Los cuentos de la peste by Mario Vargas Llosa
Barcelona. Alfaguara. 2015. ISBN 9788420419169
Mario Vargas Llosa’s latest play, Los cuentos de la peste, was first performed at Madrid’s Teatro Español in early 2015. Directed by Joan Ollé, it starred Vargas Llosa himself as the Duque Ugolino and Aitana Sánchez-Gijón as Aminta, or the Condesa de la Santa Croce. The play is loosely based on Giovanni Boccaccio’s Decameron, a narrative originally made up of ten characters and some one hundred tales first published in the fourteenth century upon the arrival of the plague in Italy.
Vargas Llosa’s lengthy introduction on the life of Boccaccio provides the reader with an important context and provides some insight into why he was attracted to Boccaccio’s world and the narrative nature of his tales before turning it into a twenty-act play. Los cuentos de la peste is set in Villa Palmieri, near Florence. There, five characters of varying ages and multiple identities meet during the final days of the plague in 1348 to share stories with one other. Aware that the possibility of death surrounds them, each of these characters’ imaginations is set free. Soon the reader is witness to a variety of tales of human deceit, sexual desire, and dark humor. As a result, the intense storytelling finds them sharing narratives of pain, personal struggle, and guilt.

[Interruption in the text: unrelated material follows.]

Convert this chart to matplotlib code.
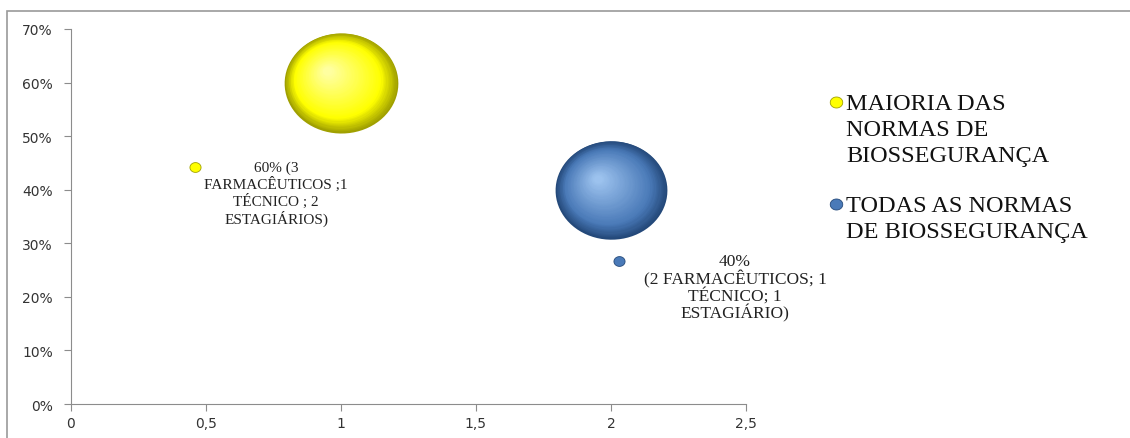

In Los cuentos de la peste, intense sexual passion is portrayed in the many exchanges between the mature Duque Ugolino and the young and beautiful Aminta. But while Ugolino makes Aminta his great object of desire, he must acknowledge that she is also a “ciudadana del reino de la fantasía” (a citizen of the world of fantasy), that is, a fabrication of the duke’s imagination. In fact, Ugolino’s rich imagination is further underscored by the presence of Boccaccio himself as a character in the play, an individual portrayed as a gifted writer but one haunted by solitude and guilt. In that sense, despite his personal wealth, Boccaccio’s life seems no different from the many lives imagined by Pánfilo and Filomena, two other multifaceted characters who at first appear to be passionate lovers but who may also be brother and sister who practice incest.
Early in the play, we hear one of Vargas Llosa’s characters say to the rest of the group: “¡Basta de realidad! Volvamos a la fantasía, donde estamos a salvo” (Enough of reality. Let’s return to fantasy where we are safe). As in much of Vargas Llosa’s fiction, Los cuentos de la peste underscores literature’s ability to create an alternative reality, thus allowing human beings to temporarily flee from an imperfect, hostile existence. As this new set of characters well prove, it is thanks to the art of storytelling that through exposing their most hidden desires, all the while remaining immune to the plague and its inevitable consequences, they can nevertheless celebrate life—a moral lesson that Boccaccio himself would also have been willing to share.